Desde los respectivos revuelos causados por la tríada de sus películas (más) malditas (el documental se detiene en dos: Cecilia y Alicia en el pueblo de Maravillas, pero está también Guantanamera), hasta la tentativa de su disolución por los comisarios políticos de turno (al decir del escritor y entonces director de la Cinemateca de Cuba, Reynaldo González, “intento de enterrar a un general de cinco estrellas en la tumba del soldado desconocido”), pasando por aquel tristemente célebre Congreso de Educación y Cultura que propuso abolir la palabra “intelectual” y preparó las condiciones para el advenimiento del denominado y macartista quinquenio gris, el ICAIC se forjó en una batalla de ideas en la que considero que interpretó a cabalidad y sin concesiones el espíritu de la frase “Dentro de la Revolución todo”, “todo” entendido como defensa de las convicciones hasta las últimas consecuencias.

Pero hay un pasaje en particular en Retrato de un artista siempre adolescente que en mi opinión sintetiza esa imprescindible atmósfera de diversidad de criterios, polémica y disensión con la que el ICAIC sentó precedentes de tolerancia y respeto por la pluralidad, si bien sería erróneo escamotear que no siempre se dirimieron así sus diferencias internas. Es cuando Alfredo Guevara, cuya codirección con Julio todos los testimoniantes consideran como el tándem perfecto de conducción histórica del ICAIC, declara tajantemente que no suscribe ni un punto, ni una coma, de Por un cine imperfecto (¿No crees, Julio, hablando de signos de puntuación, que te hubieras evitado tantos malentendidos entrecomillando la palabra “imperfecto”?).

Eso es debate intelectual.

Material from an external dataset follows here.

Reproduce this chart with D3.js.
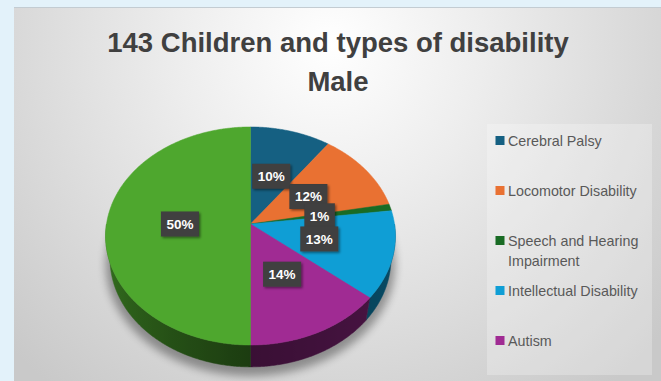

Eso es lo que, los viernes en la noche, en las salitas de proyección del 5.o o el 7.o piso del edificio de 12 y 23, los cineastas replicaban en el visionaje y discusión de sus obras más recientes, entre colegas, entre  compañeros de tendencias estéticas tal vez hasta contrapuestas, pero identificados con un mismo proyecto. Eso fue, en sus mejores momentos, el ICAIC, sigla que aunque ahora, de acuerdo con las nuevas normas de estilo de la Real Academia de la Lengua Española, debe ir en altas y bajas, sigo escribiendo en mayúsculas.